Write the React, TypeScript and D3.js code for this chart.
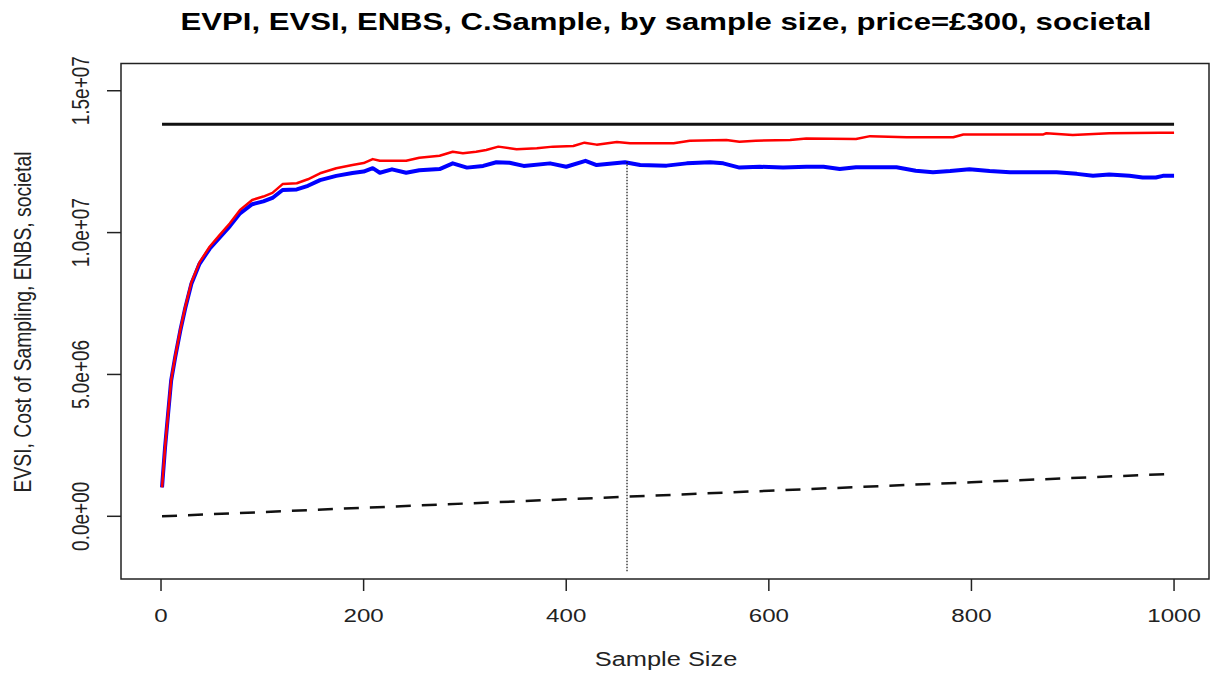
import React from "react";
import * as d3 from "d3";

// sample sizes and values (EVSI / ENBS in £ millions)
const evsiN = [1, 4, 7, 10, 14, 19, 24, 30, 38, 48, 58, 68, 78, 90, 101, 110, 120, 134, 145, 157, 173, 189, 200, 209, 216, 242, 255, 275, 288, 298, 311, 321, 333, 351, 371, 387, 407, 418, 430, 450, 463, 506, 522, 558, 571, 587, 621, 637, 686, 700, 736, 782, 792, 871, 874, 900, 936, 986, 1000];
const evsiV = [1.02, 2.45, 3.63, 4.8, 5.63, 6.57, 7.39, 8.25, 8.95, 9.5, 9.92, 10.33, 10.8, 11.15, 11.27, 11.4, 11.71, 11.74, 11.88, 12.09, 12.27, 12.38, 12.45, 12.59, 12.53, 12.53, 12.64, 12.71, 12.85, 12.8, 12.85, 12.91, 13.03, 12.94, 12.97, 13.03, 13.05, 13.17, 13.1, 13.19, 13.15, 13.15, 13.24, 13.26, 13.2, 13.24, 13.26, 13.32, 13.3, 13.4, 13.36, 13.36, 13.46, 13.46, 13.5, 13.44, 13.5, 13.52, 13.52];

const enbsN = [1, 4, 7, 10, 14, 19, 24, 30, 38, 48, 58, 68, 78, 90, 101, 110, 120, 134, 145, 157, 173, 189, 200, 209, 216, 228, 242, 255, 275, 288, 302, 318, 331, 344, 358, 384, 400, 419, 430, 458, 473, 499, 519, 542, 555, 571, 591, 614, 637, 654, 670, 686, 726, 745, 762, 779, 798, 818, 838, 884, 904, 920, 936, 956, 969, 982, 989, 1000];
const enbsV = [1.02, 2.44, 3.62, 4.78, 5.61, 6.54, 7.35, 8.2, 8.9, 9.43, 9.83, 10.23, 10.68, 11.0, 11.1, 11.22, 11.5, 11.52, 11.65, 11.85, 12.0, 12.1, 12.15, 12.27, 12.11, 12.23, 12.11, 12.2, 12.24, 12.44, 12.29, 12.35, 12.48, 12.46, 12.35, 12.44, 12.32, 12.53, 12.38, 12.48, 12.38, 12.36, 12.44, 12.48, 12.44, 12.29, 12.32, 12.29, 12.32, 12.32, 12.24, 12.3, 12.3, 12.18, 12.13, 12.17, 12.23, 12.17, 12.13, 12.13, 12.07, 12.0, 12.05, 12.0, 11.94, 11.94, 12.0, 12.0];

const costN = [1, 200, 400, 600, 800, 1000];
const costV = [0.0, 0.3, 0.6, 0.9, 1.2, 1.5];

const evpiN = [1, 1000];
const evpiV = [13.82, 13.82];

const optimalN = 460;
const optimalTop = 12.5;
const optimalBottom = -1.95;

const xTicks = [0, 200, 400, 600, 800, 1000];
const yTicks = [0, 5, 10, 15];
const yTickLabels = ["0.0e+00", "5.0e+06", "1.0e+07", "1.5e+07"];

const title = "EVPI, EVSI, ENBS, C.Sample, by sample size, price=£300, societal";
const xTitle = "Sample Size";
const yTitle = "EVSI, Cost of Sampling, ENBS, societal";

const W = 1211, H = 673;
const left = 121, right = 1209, top = 63.5, bottom = 579;
const sx = 1.27; // the original is stretched sideways
const font = "'Liberation Sans', Arial, sans-serif";

export default function App() {
  const x = d3.scaleLinear().domain([-39.5, 1034.5]).range([left, right]);
  const y = d3.scaleLinear().domain([-2.21, 15.96]).range([bottom, top]);

  const line = d3
    .line<[number, number]>()
    .x((d) => x(d[0]))
    .y((d) => y(d[1]));

  const zip = (ns: number[], vs: number[]) => ns.map((n, i) => [n, vs[i]] as [number, number]);

  return (
    <svg width={W} height={H} style={{ position: "absolute", left: 0, top: 0, background: "#fff" }} fontFamily={font}>
      <g transform={`translate(666,30) scale(${sx},1)`}>
        <text textAnchor="middle" fontSize={24.5} fontWeight="bold" fill="#000">{title}</text>
      </g>

      <rect x={left} y={top} width={right - left} height={bottom - top} fill="none" stroke="#222" strokeWidth={1.5} />

      {xTicks.map((t) => (
        <g key={"xt" + t}>
          <line x1={x(t)} x2={x(t)} y1={bottom} y2={bottom + 12} stroke="#222" strokeWidth={1.5} />
          <g transform={`translate(${x(t)},622) scale(${sx},1)`}>
            <text textAnchor="middle" fontSize={19} fill="#222">{t}</text>
          </g>
        </g>
      ))}

      {yTicks.map((t, i) => (
        <g key={"yt" + t}>
          <line x1={left - 14} x2={left} y1={y(t)} y2={y(t)} stroke="#222" strokeWidth={1.5} />
          <g transform={`translate(89,${y(t)}) scale(${sx},1) rotate(-90)`}>
            <text textAnchor="middle" fontSize={19} fill="#222">{yTickLabels[i]}</text>
          </g>
        </g>
      ))}

      <g transform={`translate(666,666) scale(${sx},1)`}>
        <text textAnchor="middle" fontSize={20} fill="#222">{xTitle}</text>
      </g>
      <g transform={`translate(31,322) scale(${sx},1) rotate(-90)`}>
        <text textAnchor="middle" fontSize={19.3} fill="#222">{yTitle}</text>
      </g>

      <path d={line(zip(evpiN, evpiV)) || ""} fill="none" stroke="#111" strokeWidth={3} />
      <path d={line(zip(costN, costV)) || ""} fill="none" stroke="#111" strokeWidth={2.5} strokeDasharray="15,11" />
      <path d={line(zip(enbsN, enbsV)) || ""} fill="none" stroke="#0000ff" strokeWidth={4} strokeLinejoin="round" />
      <path d={line(zip(evsiN, evsiV)) || ""} fill="none" stroke="#ff0000" strokeWidth={2.5} strokeLinejoin="round" />
      <line x1={x(optimalN)} x2={x(optimalN)} y1={y(optimalTop)} y2={y(optimalBottom)} stroke="#111" strokeWidth={1.2} strokeDasharray="1.5,1.5" />
    </svg>
  );
}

______________________________

■ **EXERCISE PROMPT**
Set the listing down in full and exactly. Pictures within it should not appear in the copy.

■ **RESULT FOR THIS TASK**
Write the React, TypeScript and D3.js code for this chart.
import React from "react";
import * as d3 from "d3";

// sample sizes and values (EVSI / ENBS in £ millions)
const evsiN = [1, 4, 7, 10, 14, 19, 24, 30, 38, 48, 58, 68, 78, 90, 101, 110, 120, 134, 145, 157, 173, 189, 200, 209, 216, 242, 255, 275, 288, 298, 311, 321, 333, 351, 371, 387, 407, 418, 430, 450, 463, 506, 522, 558, 571, 587, 621, 637, 686, 700, 736, 782, 792, 871, 874, 900, 936, 986, 1000];
const evsiV = [1.02, 2.45, 3.63, 4.8, 5.63, 6.57, 7.39, 8.25, 8.95, 9.5, 9.92, 10.33, 10.8, 11.15, 11.27, 11.4, 11.71, 11.74, 11.88, 12.09, 12.27, 12.38, 12.45, 12.59, 12.53, 12.53, 12.64, 12.71, 12.85, 12.8, 12.85, 12.91, 13.03, 12.94, 12.97, 13.03, 13.05, 13.17, 13.1, 13.19, 13.15, 13.15, 13.24, 13.26, 13.2, 13.24, 13.26, 13.32, 13.3, 13.4, 13.36, 13.36, 13.46, 13.46, 13.5, 13.44, 13.5, 13.52, 13.52];

const enbsN = [1, 4, 7, 10, 14, 19, 24, 30, 38, 48, 58, 68, 78, 90, 101, 110, 120, 134, 145, 157, 173, 189, 200, 209, 216, 228, 242, 255, 275, 288, 302, 318, 331, 344, 358, 384, 400, 419, 430, 458, 473, 499, 519, 542, 555, 571, 591, 614, 637, 654, 670, 686, 726, 745, 762, 779, 798, 818, 838, 884, 904, 920, 936, 956, 969, 982, 989, 1000];
const enbsV = [1.02, 2.44, 3.62, 4.78, 5.61, 6.54, 7.35, 8.2, 8.9, 9.43, 9.83, 10.23, 10.68, 11.0, 11.1, 11.22, 11.5, 11.52, 11.65, 11.85, 12.0, 12.1, 12.15, 12.27, 12.11, 12.23, 12.11, 12.2, 12.24, 12.44, 12.29, 12.35, 12.48, 12.46, 12.35, 12.44, 12.32, 12.53, 12.38, 12.48, 12.38, 12.36, 12.44, 12.48, 12.44, 12.29, 12.32, 12.29, 12.32, 12.32, 12.24, 12.3, 12.3, 12.18, 12.13, 12.17, 12.23, 12.17, 12.13, 12.13, 12.07, 12.0, 12.05, 12.0, 11.94, 11.94, 12.0, 12.0];

const costN = [1, 200, 400, 600, 800, 1000];
const costV = [0.0, 0.3, 0.6, 0.9, 1.2, 1.5];

const evpiN = [1, 1000];
const evpiV = [13.82, 13.82];

const optimalN = 460;
const optimalTop = 12.5;
const optimalBottom = -1.95;

const xTicks = [0, 200, 400, 600, 800, 1000];
const yTicks = [0, 5, 10, 15];
const yTickLabels = ["0.0e+00", "5.0e+06", "1.0e+07", "1.5e+07"];

const title = "EVPI, EVSI, ENBS, C.Sample, by sample size, price=£300, societal";
const xTitle = "Sample Size";
const yTitle = "EVSI, Cost of Sampling, ENBS, societal";

const W = 1211, H = 673;
const left = 121, right = 1209, top = 63.5, bottom = 579;
const sx = 1.27; // the original is stretched sideways
const font = "'Liberation Sans', Arial, sans-serif";

export default function App() {
  const x = d3.scaleLinear().domain([-39.5, 1034.5]).range([left, right]);
  const y = d3.scaleLinear().domain([-2.21, 15.96]).range([bottom, top]);

  const line = d3
    .line<[number, number]>()
    .x((d) => x(d[0]))
    .y((d) => y(d[1]));

  const zip = (ns: number[], vs: number[]) => ns.map((n, i) => [n, vs[i]] as [number, number]);

  return (
    <svg width={W} height={H} style={{ position: "absolute", left: 0, top: 0, background: "#fff" }} fontFamily={font}>
      <g transform={`translate(666,30) scale(${sx},1)`}>
        <text textAnchor="middle" fontSize={24.5} fontWeight="bold" fill="#000">{title}</text>
      </g>

      <rect x={left} y={top} width={right - left} height={bottom - top} fill="none" stroke="#222" strokeWidth={1.5} />

      {xTicks.map((t) => (
        <g key={"xt" + t}>
          <line x1={x(t)} x2={x(t)} y1={bottom} y2={bottom + 12} stroke="#222" strokeWidth={1.5} />
          <g transform={`translate(${x(t)},622) scale(${sx},1)`}>
            <text textAnchor="middle" fontSize={19} fill="#222">{t}</text>
          </g>
        </g>
      ))}

      {yTicks.map((t, i) => (
        <g key={"yt" + t}>
          <line x1={left - 14} x2={left} y1={y(t)} y2={y(t)} stroke="#222" strokeWidth={1.5} />
          <g transform={`translate(89,${y(t)}) scale(${sx},1) rotate(-90)`}>
            <text textAnchor="middle" fontSize={19} fill="#222">{yTickLabels[i]}</text>
          </g>
        </g>
      ))}

      <g transform={`translate(666,666) scale(${sx},1)`}>
        <text textAnchor="middle" fontSize={20} fill="#222">{xTitle}</text>
      </g>
      <g transform={`translate(31,322) scale(${sx},1) rotate(-90)`}>
        <text textAnchor="middle" fontSize={19.3} fill="#222">{yTitle}</text>
      </g>

      <path d={line(zip(evpiN, evpiV)) || ""} fill="none" stroke="#111" strokeWidth={3} />
      <path d={line(zip(costN, costV)) || ""} fill="none" stroke="#111" strokeWidth={2.5} strokeDasharray="15,11" />
      <path d={line(zip(enbsN, enbsV)) || ""} fill="none" stroke="#0000ff" strokeWidth={4} strokeLinejoin="round" />
      <path d={line(zip(evsiN, evsiV)) || ""} fill="none" stroke="#ff0000" strokeWidth={2.5} strokeLinejoin="round" />
      <line x1={x(optimalN)} x2={x(optimalN)} y1={y(optimalTop)} y2={y(optimalBottom)} stroke="#111" strokeWidth={1.2} strokeDasharray="1.5,1.5" />
    </svg>
  );
}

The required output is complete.